/---

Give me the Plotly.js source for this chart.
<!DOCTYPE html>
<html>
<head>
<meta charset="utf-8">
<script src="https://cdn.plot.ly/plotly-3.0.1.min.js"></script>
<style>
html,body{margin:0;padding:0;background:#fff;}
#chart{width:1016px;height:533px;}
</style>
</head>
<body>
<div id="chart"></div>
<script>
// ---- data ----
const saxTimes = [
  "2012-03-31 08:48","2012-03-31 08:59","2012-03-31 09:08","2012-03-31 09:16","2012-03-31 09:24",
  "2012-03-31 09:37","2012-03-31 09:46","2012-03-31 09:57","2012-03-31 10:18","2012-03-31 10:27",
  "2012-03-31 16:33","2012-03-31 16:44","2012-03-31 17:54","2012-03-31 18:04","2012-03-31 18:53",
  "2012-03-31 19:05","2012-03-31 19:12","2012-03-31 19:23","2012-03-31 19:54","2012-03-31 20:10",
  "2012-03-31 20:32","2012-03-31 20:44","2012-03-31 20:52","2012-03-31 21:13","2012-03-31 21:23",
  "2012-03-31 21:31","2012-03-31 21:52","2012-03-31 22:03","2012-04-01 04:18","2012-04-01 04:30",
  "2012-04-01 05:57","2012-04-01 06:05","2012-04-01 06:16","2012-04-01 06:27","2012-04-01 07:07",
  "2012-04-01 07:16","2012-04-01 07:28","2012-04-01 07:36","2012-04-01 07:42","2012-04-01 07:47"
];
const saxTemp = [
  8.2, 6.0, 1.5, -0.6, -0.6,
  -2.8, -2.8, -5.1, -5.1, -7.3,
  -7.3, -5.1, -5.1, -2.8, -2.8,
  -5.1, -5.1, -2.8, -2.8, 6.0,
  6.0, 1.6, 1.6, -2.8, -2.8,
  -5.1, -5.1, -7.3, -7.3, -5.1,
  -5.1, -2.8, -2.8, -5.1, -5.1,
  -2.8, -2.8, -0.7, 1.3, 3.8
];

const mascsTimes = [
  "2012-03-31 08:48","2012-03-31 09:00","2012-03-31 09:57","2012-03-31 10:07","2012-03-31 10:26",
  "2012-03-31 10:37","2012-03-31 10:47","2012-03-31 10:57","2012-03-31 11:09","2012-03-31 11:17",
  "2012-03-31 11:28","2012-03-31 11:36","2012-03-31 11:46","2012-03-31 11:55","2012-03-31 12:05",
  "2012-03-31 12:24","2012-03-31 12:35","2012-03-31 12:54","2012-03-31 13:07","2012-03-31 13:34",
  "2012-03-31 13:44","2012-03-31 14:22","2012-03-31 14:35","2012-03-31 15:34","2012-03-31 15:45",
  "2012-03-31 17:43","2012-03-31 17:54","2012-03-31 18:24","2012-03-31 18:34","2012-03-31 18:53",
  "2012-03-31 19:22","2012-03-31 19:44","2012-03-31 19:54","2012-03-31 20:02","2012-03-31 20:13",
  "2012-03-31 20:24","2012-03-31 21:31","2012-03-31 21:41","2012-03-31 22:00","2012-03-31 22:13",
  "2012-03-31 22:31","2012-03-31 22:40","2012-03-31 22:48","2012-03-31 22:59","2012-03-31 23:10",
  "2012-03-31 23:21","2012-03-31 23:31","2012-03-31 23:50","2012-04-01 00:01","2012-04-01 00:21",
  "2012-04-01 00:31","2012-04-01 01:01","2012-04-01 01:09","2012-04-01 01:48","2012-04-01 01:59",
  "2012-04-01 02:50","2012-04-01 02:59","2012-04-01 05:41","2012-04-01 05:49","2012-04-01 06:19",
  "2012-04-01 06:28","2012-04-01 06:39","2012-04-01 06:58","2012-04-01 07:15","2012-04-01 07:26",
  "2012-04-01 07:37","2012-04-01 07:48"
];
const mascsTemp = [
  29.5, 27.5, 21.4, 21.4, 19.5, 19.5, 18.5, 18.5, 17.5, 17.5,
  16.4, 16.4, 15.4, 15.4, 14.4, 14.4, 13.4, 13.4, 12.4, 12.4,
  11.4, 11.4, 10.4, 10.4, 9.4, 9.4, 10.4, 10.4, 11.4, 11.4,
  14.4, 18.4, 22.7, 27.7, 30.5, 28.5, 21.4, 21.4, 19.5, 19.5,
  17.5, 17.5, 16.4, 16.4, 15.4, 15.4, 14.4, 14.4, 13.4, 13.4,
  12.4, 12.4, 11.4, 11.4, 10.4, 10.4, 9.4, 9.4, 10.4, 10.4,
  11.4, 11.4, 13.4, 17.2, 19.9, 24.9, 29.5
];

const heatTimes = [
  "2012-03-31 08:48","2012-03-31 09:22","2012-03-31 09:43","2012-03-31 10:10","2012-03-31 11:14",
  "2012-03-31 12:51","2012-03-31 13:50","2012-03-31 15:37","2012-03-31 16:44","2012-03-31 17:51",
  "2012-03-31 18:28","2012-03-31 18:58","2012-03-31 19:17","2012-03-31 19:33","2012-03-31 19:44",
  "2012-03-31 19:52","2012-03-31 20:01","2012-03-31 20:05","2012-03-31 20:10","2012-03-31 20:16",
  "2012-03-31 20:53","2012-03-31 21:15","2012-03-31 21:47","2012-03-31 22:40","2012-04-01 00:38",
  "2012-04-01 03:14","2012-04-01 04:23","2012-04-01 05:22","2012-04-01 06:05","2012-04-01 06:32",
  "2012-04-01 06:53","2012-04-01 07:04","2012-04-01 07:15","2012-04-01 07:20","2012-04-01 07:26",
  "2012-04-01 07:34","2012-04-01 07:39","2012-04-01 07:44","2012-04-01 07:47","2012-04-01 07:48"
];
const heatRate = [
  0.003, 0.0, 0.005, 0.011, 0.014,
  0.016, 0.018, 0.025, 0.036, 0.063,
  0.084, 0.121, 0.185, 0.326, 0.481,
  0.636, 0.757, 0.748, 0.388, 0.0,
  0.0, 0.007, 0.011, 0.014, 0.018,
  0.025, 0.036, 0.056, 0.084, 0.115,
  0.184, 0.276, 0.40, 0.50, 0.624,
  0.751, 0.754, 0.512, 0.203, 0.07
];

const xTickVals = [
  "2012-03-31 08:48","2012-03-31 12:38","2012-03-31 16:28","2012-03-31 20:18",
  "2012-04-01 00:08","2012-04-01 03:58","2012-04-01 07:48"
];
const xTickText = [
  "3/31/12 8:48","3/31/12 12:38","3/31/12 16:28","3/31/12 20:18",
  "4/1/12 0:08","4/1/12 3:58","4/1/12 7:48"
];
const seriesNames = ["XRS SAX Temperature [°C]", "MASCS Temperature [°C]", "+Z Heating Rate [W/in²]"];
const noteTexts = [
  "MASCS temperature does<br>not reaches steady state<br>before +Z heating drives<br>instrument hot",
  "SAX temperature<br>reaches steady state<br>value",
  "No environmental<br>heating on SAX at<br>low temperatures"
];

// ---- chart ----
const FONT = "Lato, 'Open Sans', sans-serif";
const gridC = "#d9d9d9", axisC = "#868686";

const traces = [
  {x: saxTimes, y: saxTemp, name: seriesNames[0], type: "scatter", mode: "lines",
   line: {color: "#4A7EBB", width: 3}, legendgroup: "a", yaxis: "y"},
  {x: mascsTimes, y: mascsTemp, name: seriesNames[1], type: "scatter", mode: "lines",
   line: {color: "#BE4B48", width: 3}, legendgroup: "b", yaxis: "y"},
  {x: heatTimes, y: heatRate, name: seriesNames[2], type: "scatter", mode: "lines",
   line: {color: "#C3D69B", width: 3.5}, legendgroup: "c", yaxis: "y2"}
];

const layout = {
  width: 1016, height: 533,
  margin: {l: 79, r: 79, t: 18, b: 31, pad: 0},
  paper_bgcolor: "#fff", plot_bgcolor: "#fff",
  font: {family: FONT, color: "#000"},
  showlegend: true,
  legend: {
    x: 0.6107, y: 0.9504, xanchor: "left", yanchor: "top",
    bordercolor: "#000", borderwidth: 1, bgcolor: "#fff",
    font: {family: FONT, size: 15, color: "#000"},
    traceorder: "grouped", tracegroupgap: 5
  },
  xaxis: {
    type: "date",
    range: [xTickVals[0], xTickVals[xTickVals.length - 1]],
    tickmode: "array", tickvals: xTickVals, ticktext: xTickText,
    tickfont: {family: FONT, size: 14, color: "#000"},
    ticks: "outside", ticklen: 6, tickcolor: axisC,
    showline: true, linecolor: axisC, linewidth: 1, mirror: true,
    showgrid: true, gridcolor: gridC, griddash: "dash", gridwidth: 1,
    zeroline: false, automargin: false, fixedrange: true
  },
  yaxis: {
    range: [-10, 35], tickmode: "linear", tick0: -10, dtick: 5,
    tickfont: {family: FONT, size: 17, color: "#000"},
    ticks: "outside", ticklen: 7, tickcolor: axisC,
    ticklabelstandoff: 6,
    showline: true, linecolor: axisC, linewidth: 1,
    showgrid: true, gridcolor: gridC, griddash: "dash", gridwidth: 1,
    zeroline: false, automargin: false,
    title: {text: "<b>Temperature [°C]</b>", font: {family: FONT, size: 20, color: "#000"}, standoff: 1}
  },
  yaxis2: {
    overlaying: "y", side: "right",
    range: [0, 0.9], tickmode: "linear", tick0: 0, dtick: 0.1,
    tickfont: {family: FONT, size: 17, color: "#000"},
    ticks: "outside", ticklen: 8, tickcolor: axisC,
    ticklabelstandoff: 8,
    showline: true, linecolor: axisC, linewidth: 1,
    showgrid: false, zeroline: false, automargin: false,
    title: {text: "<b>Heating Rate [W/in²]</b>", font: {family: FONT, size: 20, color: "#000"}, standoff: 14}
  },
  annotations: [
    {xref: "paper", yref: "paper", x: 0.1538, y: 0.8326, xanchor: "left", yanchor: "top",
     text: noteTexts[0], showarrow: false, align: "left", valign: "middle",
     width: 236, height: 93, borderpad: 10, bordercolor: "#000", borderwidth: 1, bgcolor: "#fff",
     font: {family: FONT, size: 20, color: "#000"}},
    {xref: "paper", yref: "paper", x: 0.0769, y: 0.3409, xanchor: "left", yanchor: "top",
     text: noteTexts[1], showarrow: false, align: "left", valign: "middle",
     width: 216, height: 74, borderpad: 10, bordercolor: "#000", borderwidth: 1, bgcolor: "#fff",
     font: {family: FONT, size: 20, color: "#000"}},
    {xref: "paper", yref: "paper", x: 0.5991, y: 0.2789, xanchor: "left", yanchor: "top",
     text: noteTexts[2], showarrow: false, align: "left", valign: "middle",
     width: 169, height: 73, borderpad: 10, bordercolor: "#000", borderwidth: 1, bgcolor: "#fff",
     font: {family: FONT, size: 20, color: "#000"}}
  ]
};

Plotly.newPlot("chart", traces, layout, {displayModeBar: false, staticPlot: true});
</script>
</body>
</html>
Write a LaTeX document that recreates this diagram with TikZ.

\---

EXERCISE:
In the records above, find the lines containing "chart" and copy them.

EXERCISE ANSWER:
Give me the Plotly.js source for this chart.
#chart{width:1016px;height:533px;}
<div id="chart"></div>
// ---- chart ----
Plotly.newPlot("chart", traces, layout, {displayModeBar: false, staticPlot: true});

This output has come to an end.